Now it may sound altogether beyond us, when we taught about taking the healing power of Jesus into a secular world. But actually it is neither rocket science nor deep theology. It is simply practical. If we encounter someone who is lonely, how do we meet them at their point of need? We befriend them. And we do so both as human to human, and also we do it in the name of Jesus. When someone is sick, we both pray for them (and, if appropriate, with them), and we minister to them practically – which might mean anything from house-cleaning to shopping to any number of other chores. The list of people’s needs extends almost endlessly. That poses a problem, as it did for Jesus, who quickly and repeatedly found himself overwhelmed by the number of people in need, and the huge weight of their problems.

He had to find times and places (Mark 1: 35) to be alone, and to pray. To attempt to take on the burdens of everyone we meet is a recipe for quickly running oneself into the ground, and becoming part of the problem instead of part of the solution. Jesus only ministered to people under the direction of his Heavenly Father. We need to pray for guidance as to whom we give our time, and our energy. We also need to pray for discernment as to what their real need is, which is not always the same as appears on the surface.

But the principle is, I hope, fairly clear. Jesus meets us, in answer to prayer, at our point of need. We, in turn, are commissioned to go out and – in his name - minister to others at their point of need. This is mainly practical, although it will also involve talking with them – not necessarily in religious language, but prayerfully, in the name of Jesus.
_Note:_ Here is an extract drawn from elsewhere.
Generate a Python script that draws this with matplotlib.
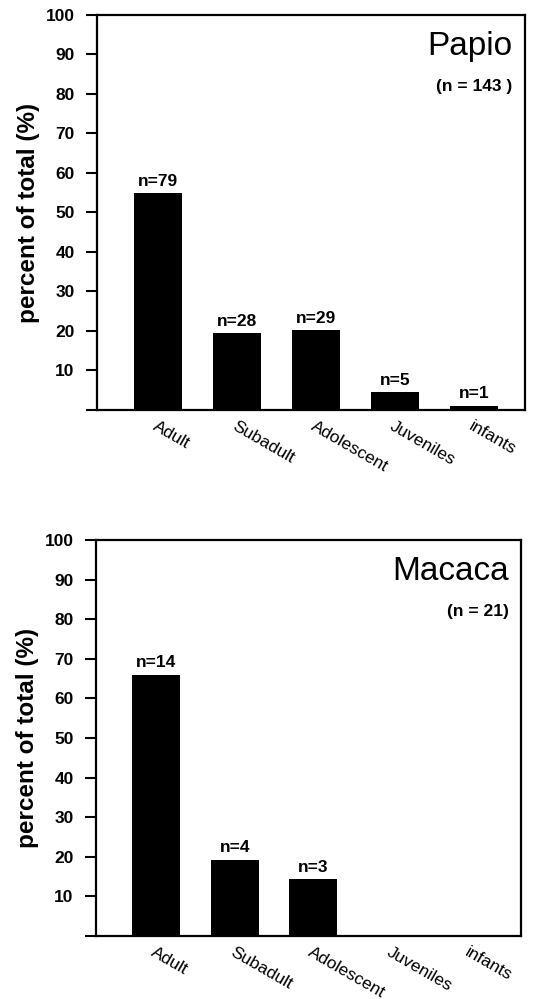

I find it both an exciting and a challenging thought, that we can minister healing in the name of Jesus, and touch people’s lives as He did in this Gospel passage. But mostly it won’t involve preaching to multitudes with dramatic results. It will be hard work, generally unseen. But if the Church is to reach out to the world today, this is probably where a great deal of it is going to start. And when ordinary people in that strange world of secularity, who think Christianity has nothing to offer them, begin to find that Christians care for them and offer them love and a listening ear, that gulf of understanding begins gently to close; ears begin gradually to open; and mutual understanding grows to the point where Jesus really can reveal himself, through us, to the inhabitants of that other world lying around us in Camberley and beyond.

Jesus’ touch has still its ancient power. And, mostly, that touch will be through our hands, and his voice will speak through our tongues, as we pray in the power of the Holy Spirit. We need to learn in practice what it means to become ‘all things to all men so that, by all possible means, some might be saved.’

QUESTIONS FOR DISCUSSION
As you consider the lives of people you know, or hear about, what would you list as the greatest needs of secular people today?
How might you bring the healing power of Jesus to bear on their lives? How would you prevent yourself becoming wrongly over-involved in their lives, or simply overwhelmed by the number of people and the greatness of the need? Would you consider a professional course on – for example - how to listen, and how to avoid pitfalls?
Do you really believe that Christ will work through you to bring people his transforming and healing power? (See Matthew 25: 40).